Pharos-Tribune

November 2, 2013

Logansport, Cass County discuss LFD ambulance

Rural/Metro manager: Personnel being retrained

by Mitchell Kirk Pharos-Tribune
Pharos-Tribune

---- — Logansport and Cass County officials discussed in a joint meeting Friday how an ambulance for the Logansport Fire Department would improve emergency medical services in the area, which many say is mired by slow response times and a lack of equipment from the county-contracted provider.

Cass County currently receives ambulance services from Rural/Metro, a national emergency service company that filed for bankruptcy protection late this summer. The county and the company are about 18 months into a five-year contract that requires no tax dollars, as the company operates on funds collected through patient billing.

Logansport Mayor Ted Franklin and LFD members lobbied heavily for an ambulance for the fire department during 2014 budget talks, saying firefighters were often beating Rural/Metro to calls, describing instances of patients waiting 20 to 40 minutes for an ambulance and referring to cases when paramedics arrived without the proper equipment.

Logansport City Council approved $100,000 to be used for a command vehicle and ambulance for the fire department when passing next year’s budget in October. In light of several council members’ concerns, Franklin requested more discussion on the matter and said the actual purchase of the ambulance would rely on further council approval.

Rural/Metro’s Cass County location has two advanced life support ambulances. Jeff Slusser, Cass County operations manager for Rural/Metro, said one ambulance always remains in the county, while another is at times used for transferring patients from Logansport Memorial Hospital to hospitals in Indianapolis. Slusser said longer response times are inevitable when one ambulance is out on a transfer and several emergency calls start coming in at around the same time.
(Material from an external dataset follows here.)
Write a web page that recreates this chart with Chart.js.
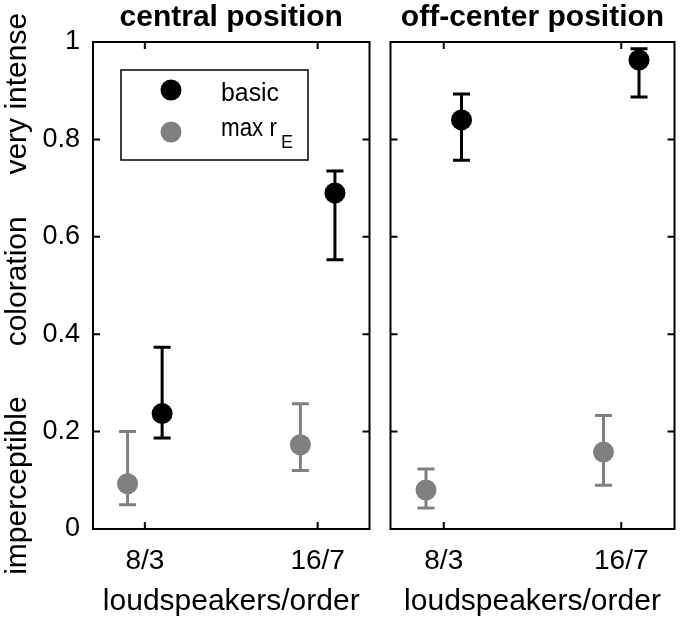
<!DOCTYPE html>
<html>
<head>
<meta charset="utf-8">
<script src="https://cdn.jsdelivr.net/npm/chart.js@4/dist/chart.umd.min.js"></script>
<style>
  body { margin: 0; background: #fff; }
  #wrap { position: relative; width: 685px; height: 623px; }
  canvas { position: absolute; top: 0; }
  #left { left: 0; }
  #right { left: 380px; }
</style>
</head>
<body>
<div id="wrap">
  <canvas id="left" width="380" height="623"></canvas>
  <canvas id="right" width="305" height="623"></canvas>
</div>
<script>
// categories on the x axis
const categories = ['8/3', '16/7'];
const catPos = [1, 2];
const yTicks = [0, 0.2, 0.4, 0.6, 0.8, 1];

// central position
const centralBasic = [0.237, 0.69];
const centralBasicLow = [0.187, 0.553];
const centralBasicHigh = [0.373, 0.735];
const centralMaxRE = [0.093, 0.173];
const centralMaxRELow = [0.05, 0.12];
const centralMaxREHigh = [0.20, 0.257];

// off-center position
const offBasic = [0.84, 0.963];
const offBasicLow = [0.757, 0.887];
const offBasicHigh = [0.893, 0.986];
const offMaxRE = [0.08, 0.158];
const offMaxRELow = [0.043, 0.09];
const offMaxREHigh = [0.123, 0.233];

const FONT = "'Liberation Sans', Arial, Helvetica, sans-serif";
const BLACK = '#000000';
const GREY = '#808080';
const dodge = 0.1;

function points(vals, lo, hi, shift){
    return vals.map((v, i) => ({x: catPos[i] + shift, y: v, lo: lo[i], hi: hi[i]}));
}

// error bars, the MATLAB style box with inward ticks, and the legend
const framePlugin = {
    id: 'frame',
    beforeDatasetsDraw(chart){
        const ctx = chart.ctx, xs = chart.scales.x, ys = chart.scales.y;
        chart.data.datasets.forEach(ds => {
            ctx.save();
            ctx.strokeStyle = ds.backgroundColor;
            ctx.lineWidth = 3;
            ds.data.forEach(p => {
                const x = xs.getPixelForValue(p.x);
                const y1 = ys.getPixelForValue(p.lo), y2 = ys.getPixelForValue(p.hi);
                ctx.beginPath();
                ctx.moveTo(x, y1); ctx.lineTo(x, y2);
                ctx.moveTo(x - 8.5, y1); ctx.lineTo(x + 8.5, y1);
                ctx.moveTo(x - 8.5, y2); ctx.lineTo(x + 8.5, y2);
                ctx.stroke();
            });
            ctx.restore();
        });
    },
    afterDraw(chart, args, opts){
        const ctx = chart.ctx, ca = chart.chartArea;
        const xs = chart.scales.x, ys = chart.scales.y;
        ctx.save();
        ctx.strokeStyle = '#000';
        ctx.lineWidth = 2;
        ctx.strokeRect(ca.left, ca.top, ca.right - ca.left, ca.bottom - ca.top);
        ctx.beginPath();
        const tl = 7;
        ys.ticks.forEach(t => {
            const y = ys.getPixelForValue(t.value);
            ctx.moveTo(ca.left, y); ctx.lineTo(ca.left + tl, y);
            ctx.moveTo(ca.right, y); ctx.lineTo(ca.right - tl, y);
        });
        xs.ticks.forEach(t => {
            const x = xs.getPixelForValue(t.value);
            ctx.moveTo(x, ca.bottom); ctx.lineTo(x, ca.bottom - tl);
            ctx.moveTo(x, ca.top); ctx.lineTo(x, ca.top + tl);
        });
        ctx.stroke();

        if(opts.legend){
            const lx = ca.left + 28, ly = ca.top + 28, lw = 187, lh = 90;
            ctx.fillStyle = '#fff';
            ctx.fillRect(lx, ly, lw, lh);
            ctx.lineWidth = 1.5;
            ctx.strokeRect(lx, ly, lw, lh);
            ctx.textBaseline = 'alphabetic';
            chart.data.datasets.forEach((ds, i) => {
                const cy = ly + 20 + i * 42;
                ctx.fillStyle = ds.backgroundColor;
                ctx.beginPath();
                ctx.arc(lx + 50, cy, 10.5, 0, Math.PI * 2);
                ctx.fill();
                ctx.fillStyle = '#000';
                ctx.font = '25px ' + FONT;
                if(ds.sub){
                    ctx.fillText(ds.label, lx + 100, cy + 4, 56);
                    ctx.font = '18px ' + FONT;
                    ctx.fillText(ds.sub, lx + 160, cy + 16);
                } else {
                    ctx.fillText(ds.label, lx + 100, cy + 11, 58);
                }
            });
        }
        ctx.restore();
    }
};

function makeChart(id, title, basic, maxRE, isLeft){
    return new Chart(document.getElementById(id), {
        type: 'scatter',
        plugins: [framePlugin],
        data: {
            datasets: [
                {label: 'basic', data: basic, backgroundColor: BLACK, borderColor: BLACK,
                 pointRadius: 10.5, pointHoverRadius: 10.5, borderWidth: 0, clip: false},
                {label: 'max r', sub: 'E', data: maxRE, backgroundColor: GREY, borderColor: GREY,
                 pointRadius: 10.5, pointHoverRadius: 10.5, borderWidth: 0, clip: false}
            ]
        },
        options: {
            responsive: false,
            animation: false,
            events: [],
            layout: {padding: {right: isLeft ? 6 : 3}},
            plugins: {
                legend: {display: false},
                tooltip: {enabled: false},
                title: {
                    display: true,
                    text: title,
                    color: '#000',
                    fullSize: false,
                    font: {family: FONT, size: 30, weight: 'bold'},
                    padding: {top: 0, bottom: 6}
                },
                frame: {legend: isLeft}
            },
            scales: {
                x: {
                    type: 'linear',
                    min: 0.7,
                    max: 2.3,
                    afterBuildTicks: s => { s.ticks = catPos.map(v => ({value: v})); },
                    afterFit: s => { s.height = 94; },
                    grid: {display: false, drawTicks: false},
                    border: {display: false},
                    ticks: {
                        color: '#000',
                        font: {family: FONT, size: 28},
                        padding: 15,
                        maxRotation: 0,
                        callback: v => categories[catPos.indexOf(v)]
                    },
                    title: {
                        display: true,
                        text: 'loudspeakers/order',
                        color: '#000',
                        font: {family: FONT, size: 30},
                        padding: {top: 0, bottom: 3}
                    }
                },
                y: {
                    type: 'linear',
                    min: 0,
                    max: 1,
                    afterBuildTicks: s => { s.ticks = yTicks.map(v => ({value: v})); },
                    afterFit: s => { s.width = isLeft ? 93 : 8; },
                    grid: {display: false, drawTicks: false},
                    border: {display: false},
                    ticks: {
                        display: isLeft,
                        color: '#000',
                        font: {family: FONT, size: 27},
                        padding: 13,
                        callback: v => String(v)
                    },
                    title: {
                        display: isLeft,
                        text: 'imperceptible      coloration     very intense  ',
                        color: '#000',
                        font: {family: FONT, size: 30},
                        padding: {top: 0, bottom: 0}
                    }
                }
            }
        }
    });
}

makeChart('left', 'central position',
    points(centralBasic, centralBasicLow, centralBasicHigh, dodge),
    points(centralMaxRE, centralMaxRELow, centralMaxREHigh, -dodge), true);
makeChart('right', 'off-center position',
    points(offBasic, offBasicLow, offBasicHigh, dodge),
    points(offMaxRE, offMaxRELow, offMaxREHigh, -dodge), false);
</script>
</body>
</html>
“Most counties your size would have more ambulances, but they would be based in volunteer ambulance services,” Slusser said.

In an interview after the meeting, Slusser said, “As an [emergency medical services] professional, I would be 100 percent in favor of more EMS resources in Cass County,” adding that it was now in the hands of the local government. “Hopefully we’ll have a seat at the table.”

Logansport Fire Chief Mark Strong said the fire department would likely obtain a basic life support ambulance and use it as a backup when Rural/Metro gets inundated with calls. He said the ambulance would only be used for transfers from emergency scenes to Logansport Memorial Hospital and that costs could be recovered through patient billing. He added the fire department already has the staff to support an ambulance and maintain its firefighting duties.

Slusser said employee retraining has been conducted to mitigate paramedics and emergency medical technicians getting lost and arriving to scenes without proper equipment.

City council members raised some concerns during budget talks that because Cass officials have a contract with Rural/Metro, it is the county’s responsibility to provide the area with adequate ambulance services.

These concerns were reiterated at the meeting Friday through the suggestion of the county contributing some of its own finances toward improving ambulance services.

“What about the county gets some skin in the game here?” Logansport City Councilman Bob Bishop asked the two Cass County commissioners at the meeting.

Commissioners Sailors and Ralph Anderson said the county couldn’t afford contributing tax dollars toward ambulance services, which is why it hired a company that sustains itself on patient billing.

Anderson added the county provides a mechanism for incorporated cities and towns to fund services like this on their own through portions of a local option income tax.

While Logansport gets about $600,000 a year from that tax, none of it was used toward the allocation for the ambulance in its 2014 budget.

In an interview after the meeting, Franklin said this fund is currently being used to build up anticipated future expenses like replacing police squad cars and fire trucks, two of which are 13 years old.